**PROBLEM TO SOLVE**
Your output is the lines from the first one to the one containing "height = H - margin.top - margin.bottom;", repeated exactly, with images left out.

**STORED DATA**
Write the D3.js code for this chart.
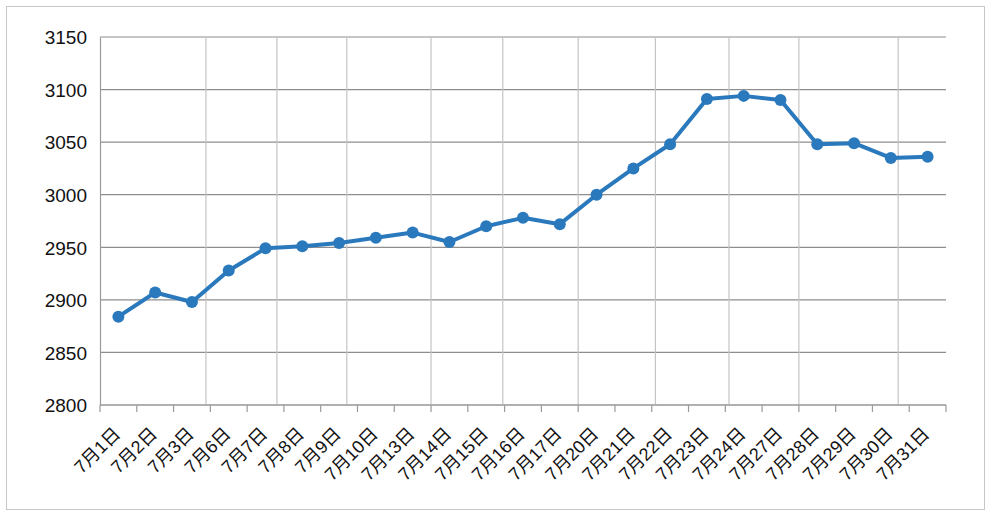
<!DOCTYPE html>
<html>
<head>
<meta charset="utf-8">
<script src="https://cdn.jsdelivr.net/npm/d3@7"></script>
<style>
  body { margin: 0; background: #fff; }
  text { font-family: "Liberation Sans", Arial, "Noto Sans CJK SC", sans-serif; fill: #111; }
</style>
</head>
<body>
<script>
// categories (trading days of July) and closing values
var dates = ["7月1日", "7月2日", "7月3日", "7月6日", "7月7日", "7月8日", "7月9日", "7月10日",
             "7月13日", "7月14日", "7月15日", "7月16日", "7月17日", "7月20日", "7月21日", "7月22日",
             "7月23日", "7月24日", "7月27日", "7月28日", "7月29日", "7月30日", "7月31日"];
var values = [2884, 2907, 2898, 2928, 2949, 2951, 2954, 2959, 2964, 2955, 2970, 2978,
              2972, 3000, 3025, 3048, 3091, 3094, 3090, 3048, 3049, 3035, 3036];
var yTicks = [2800, 2850, 2900, 2950, 3000, 3050, 3100, 3150];
// vertical grid lines, in category-boundary units (as they appear in the picture)
var vGrid = [2.88, 4.81, 6.71, 9.0, 10.95, 13.0, 15.1, 17.1, 19.0, 21.7];

var W = 991, H = 516;
var margin = {top: 37, right: 45, bottom: 111, left: 100},
    width = W - margin.left - margin.right,
    height = H - margin.top - margin.bottom;

var svg = d3.select("body").append("svg")
    .attr("width", W)
    .attr("height", H);

// outer frame
svg.append("rect")
    .attr("x", 6.5).attr("y", 6.5)
    .attr("width", 978).attr("height", 503)
    .attr("fill", "#fff")
    .attr("stroke", "#c6c6c6")
    .attr("stroke-width", 1);

var g = svg.append("g")
    .attr("transform", "translate(" + margin.left + "," + margin.top + ")");

var xScale = d3.scaleBand().domain(dates).range([0, width]).padding(0);
var xBound = d3.scaleLinear().domain([0, dates.length]).range([0, width]);
var yScale = d3.scaleLinear().domain([2800, 3150]).range([height, 0]);

// horizontal grid
g.append("g").selectAll("line")
    .data(yTicks)
    .enter().append("line")
    .attr("x1", 0).attr("x2", width)
    .attr("y1", function(d) { return yScale(d); })
    .attr("y2", function(d) { return yScale(d); })
    .attr("stroke", "#8e8e8e")
    .attr("stroke-width", 1.2);

// vertical grid
g.append("g").selectAll("line")
    .data(vGrid)
    .enter().append("line")
    .attr("x1", function(d) { return xBound(d); })
    .attr("x2", function(d) { return xBound(d); })
    .attr("y1", 0).attr("y2", height)
    .attr("stroke", "#c4c4c4")
    .attr("stroke-width", 1.2);

// y axis
var yAxis = g.append("g")
    .call(d3.axisLeft(yScale).tickValues(yTicks).tickFormat(d3.format("d")).tickSize(0).tickPadding(13));
yAxis.select(".domain").attr("stroke", "#9a9a9a").attr("stroke-width", 1.2);
yAxis.selectAll("text").style("font-size", "19px").attr("dy", "0.36em");

// x axis with ticks at band boundaries
var xAxis = g.append("g").attr("transform", "translate(0," + height + ")");
xAxis.append("line")
    .attr("x1", 0).attr("x2", width)
    .attr("stroke", "#9a9a9a").attr("stroke-width", 1.2);
xAxis.selectAll("line.tick")
    .data(d3.range(dates.length + 1))
    .enter().append("line")
    .attr("class", "tick")
    .attr("x1", function(d) { return xBound(d); })
    .attr("x2", function(d) { return xBound(d); })
    .attr("y1", 0).attr("y2", 7)
    .attr("stroke", "#9a9a9a").attr("stroke-width", 1.2);
xAxis.selectAll("text")
    .data(dates)
    .enter().append("text")
    .attr("text-anchor", "end")
    .attr("transform", function(d) {
        return "translate(" + (xScale(d) + xScale.bandwidth() / 2 + 3) + ",30) rotate(-45)";
    })
    .style("font-size", "18px")
    .text(function(d) { return d; });

// line + markers
var line = d3.line()
    .x(function(d, i) { return xScale(dates[i]) + xScale.bandwidth() / 2; })
    .y(function(d) { return yScale(d); });

g.append("path")
    .datum(values)
    .attr("d", line)
    .attr("fill", "none")
    .attr("stroke", "#2b79bd")
    .attr("stroke-width", 4)
    .attr("stroke-linejoin", "round");

g.append("g").selectAll("circle")
    .data(values)
    .enter().append("circle")
    .attr("cx", function(d, i) { return xScale(dates[i]) + xScale.bandwidth() / 2; })
    .attr("cy", function(d) { return yScale(d); })
    .attr("r", 6)
    .attr("fill", "#2b79bd");
</script>
</body>
</html>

**OUTPUT FOR THIS TASK**
Write the D3.js code for this chart.
<!DOCTYPE html>
<html>
<head>
<meta charset="utf-8">
<script src="https://cdn.jsdelivr.net/npm/d3@7"></script>
<style>
  body { margin: 0; background: #fff; }
  text { font-family: "Liberation Sans", Arial, "Noto Sans CJK SC", sans-serif; fill: #111; }
</style>
</head>
<body>
<script>
// categories (trading days of July) and closing values
var dates = ["7月1日", "7月2日", "7月3日", "7月6日", "7月7日", "7月8日", "7月9日", "7月10日",
             "7月13日", "7月14日", "7月15日", "7月16日", "7月17日", "7月20日", "7月21日", "7月22日",
             "7月23日", "7月24日", "7月27日", "7月28日", "7月29日", "7月30日", "7月31日"];
var values = [2884, 2907, 2898, 2928, 2949, 2951, 2954, 2959, 2964, 2955, 2970, 2978,
              2972, 3000, 3025, 3048, 3091, 3094, 3090, 3048, 3049, 3035, 3036];
var yTicks = [2800, 2850, 2900, 2950, 3000, 3050, 3100, 3150];
// vertical grid lines, in category-boundary units (as they appear in the picture)
var vGrid = [2.88, 4.81, 6.71, 9.0, 10.95, 13.0, 15.1, 17.1, 19.0, 21.7];

var W = 991, H = 516;
var margin = {top: 37, right: 45, bottom: 111, left: 100},
    width = W - margin.left - margin.right,
    height = H - margin.top - margin.bottom;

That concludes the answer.